IOW not a competent developer because they can't push back, not unlike a lot of incompetent devs.

minimaxir 2 months ago

I suspect 99% of coding agents would be able to say "hey wait, there's no 'index_value' column, here's the correct input.":

    df['new_column'] = df.index + 1

The original bug sounds like a GPT-2 level hallucination IMO. The index field has been accessible in pandas since the beginning and even bad code wouldn't try an 'index_value' column.

bee_rider 2 months ago

My thought process, if someone handed me this code and asked me to fix it, would be that they probably didn’t expect df[‘index_value’] to hold df.index
Just because, well, how’d the code get into this state? ‘index_value’ must have been a column that held something, having it just be equal to df.index seems unlikely because as you mention that’s always been available. I should probably check the change history to figure out when ‘index_value’ was removed. Or ask the person about what that column meant, but we can’t do that if we want to obey the prompt.
reedf1 2 months ago
The model (and you) have inferred completely without context that index_value is meant to somehow map to the dataframe index. What if this is raw .csv data from another system.
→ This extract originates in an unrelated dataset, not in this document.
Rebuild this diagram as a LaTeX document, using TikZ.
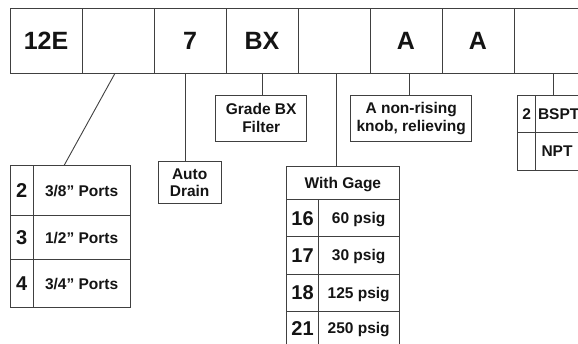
\documentclass[tikz,border=0pt]{standalone}
\usepackage{fontspec}
\setmainfont{Liberation Sans}
\begin{document}
\begin{tikzpicture}[x=1pt,y=-1pt,
  every node/.style={inner sep=0pt, outer sep=0pt, text=black!92},
  box/.style={draw=black!75, line width=0.9pt},
  cell/.style={box, minimum width=72pt, minimum height=65pt,
     font=\fontsize{25}{30}\selectfont\bfseries, text height=18pt, text depth=0pt},
  numc/.style={box, font=\fontsize{20}{24}\selectfont\bfseries, text height=14.4pt, text depth=0pt},
  txtc/.style={box, font=\fontsize{15.5}{18.4}\selectfont\bfseries, text height=11.1pt, text depth=0pt},
  note/.style={box, font=\fontsize{15.5}{18.4}\selectfont\bfseries, align=center},
  conn/.style={draw=black!75, line width=0.9pt}]
\path[use as bounding box] (0,0) rectangle (578,343);
\clip (0,0) rectangle (578,343);
% top row
\node[cell] (c1) at (46,40.8) {12E\hspace{11pt}};
\node[cell] (c2) at (118,40.8) {};
\node[cell] (c3) at (190,40.8) {7};
\node[cell] (c4) at (262,40.8) {BX};
\node[cell] (c5) at (334,40.8) {};
\node[cell] (c6) at (406,40.8) {A};
\node[cell] (c7) at (478,40.8) {A};
\node[cell] (c8) at (550.6,40.8) {};
% left table
\node[numc, minimum width=23.3pt, minimum height=50pt] (p2n) at (21.65,190.7) {2};
\node[txtc, minimum width=96.7pt, minimum height=50pt] (p2t) at (81.65,190.7) {3/8” Ports};
\node[numc, minimum width=23.3pt, minimum height=43.6pt] (p3n) at (21.65,237.5) {3};
\node[txtc, minimum width=96.7pt, minimum height=43.6pt] (p3t) at (81.65,237.5) {1/2” Ports};
\node[numc, minimum width=23.3pt, minimum height=48.4pt] (p4n) at (21.65,283.5) {4};
\node[txtc, minimum width=96.7pt, minimum height=48.4pt] (p4t) at (81.65,283.5) {3/4” Ports};
% auto drain
\node[note, minimum width=62.7pt, minimum height=42.3pt,
      font=\fontsize{15.5}{17}\selectfont\bfseries] (ad) at (189.65,182.4) {Auto\\Drain};
% grade BX
\node[note, minimum width=91pt, minimum height=46pt] (gbx) at (261.2,118) {Grade BX\\Filter};
% non-rising
\node[note, minimum width=121pt, minimum height=45.5pt] (anr) at (411.2,118.25) {A non-rising\\knob, relieving};
% gage table
\node[txtc, minimum width=112.3pt, minimum height=32.6pt] (gh) at (342.85,183) {With Gage};
\node[numc, minimum width=31.6pt, minimum height=37.2pt] (g16n) at (302.5,217.9) {16};
\node[txtc, minimum width=80.7pt, minimum height=37.2pt] (g16t) at (358.65,217.9) {60 psig};
\node[numc, minimum width=31.6pt, minimum height=37.5pt] (g17n) at (302.5,255.25) {17};
\node[txtc, minimum width=80.7pt, minimum height=37.5pt] (g17t) at (358.65,255.25) {30 psig};
\node[numc, minimum width=31.6pt, minimum height=37.5pt] (g18n) at (302.5,292.75) {18};
\node[txtc, minimum width=80.7pt, minimum height=37.5pt] (g18t) at (358.65,292.75) {125 psig};
\node[numc, minimum width=31.6pt, minimum height=33.5pt] (g21n) at (302.5,328.25) {21};
\node[txtc, minimum width=80.7pt, minimum height=33.5pt] (g21t) at (358.65,328.25) {250 psig};
% thread table
\node[txtc, minimum width=17.8pt, minimum height=36.5pt] (t2n) at (526.6,113.75) {2};
\node[txtc, minimum height=36.5pt, text width=62pt, inner xsep=1pt, align=left] (t2t) at (567.5,113.75) {\hspace{1.5pt}BSPT};
\node[txtc, minimum width=17.8pt, minimum height=38pt] (tnn) at (526.6,151) {};
\node[txtc, minimum height=38pt, text width=62pt, inner xsep=1pt, align=left] (tnt) at (567.5,151) {\hspace{5pt}NPT};
% connectors
\draw[conn] ([xshift=-3pt]c2.south) -- ([xshift=-17.7pt]p2t.north);
\draw[conn] ([xshift=-5pt]c3.south) -- ([xshift=-5pt]c3.south |- ad.north);
\draw[conn] ([xshift=0.3pt]c4.south) -- ([xshift=0.3pt]c4.south |- gbx.north);
\draw[conn] ([xshift=2pt]c5.south) -- ([xshift=2pt]c5.south |- gh.north);
\draw[conn] ([xshift=3pt]c6.south) -- ([xshift=3pt]c6.south |- anr.north);
\draw[conn] ([xshift=2.7pt]c8.south) -- ([xshift=2.7pt]c8.south |- t2t.north);
\end{tikzpicture}
\end{document}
I work with .csv files from financial indices - index_value (or sometimes index_level) confers completely different meaning in this case.
- zahlman 2 months ago
  
  This inference is not at all "without context". It's based on the meaning of "index", and the contextual assumption that reasonable people put things into CSV columns whose intended purpose aligns with the semantic content of the column's title.
  
  1 reply →
- minimaxir 2 months ago
  
  That is a fair counterpoint, but if that were the case, there would always be more context accessible, e.g. the agent could do a `df.head()` to get an overview of the data and columns (which would indicate financial indices) or there would be code after that which would give strong signal that the intent is financial indices and not the DataFrame index.
  This is why vague examples in blog posts aren't great.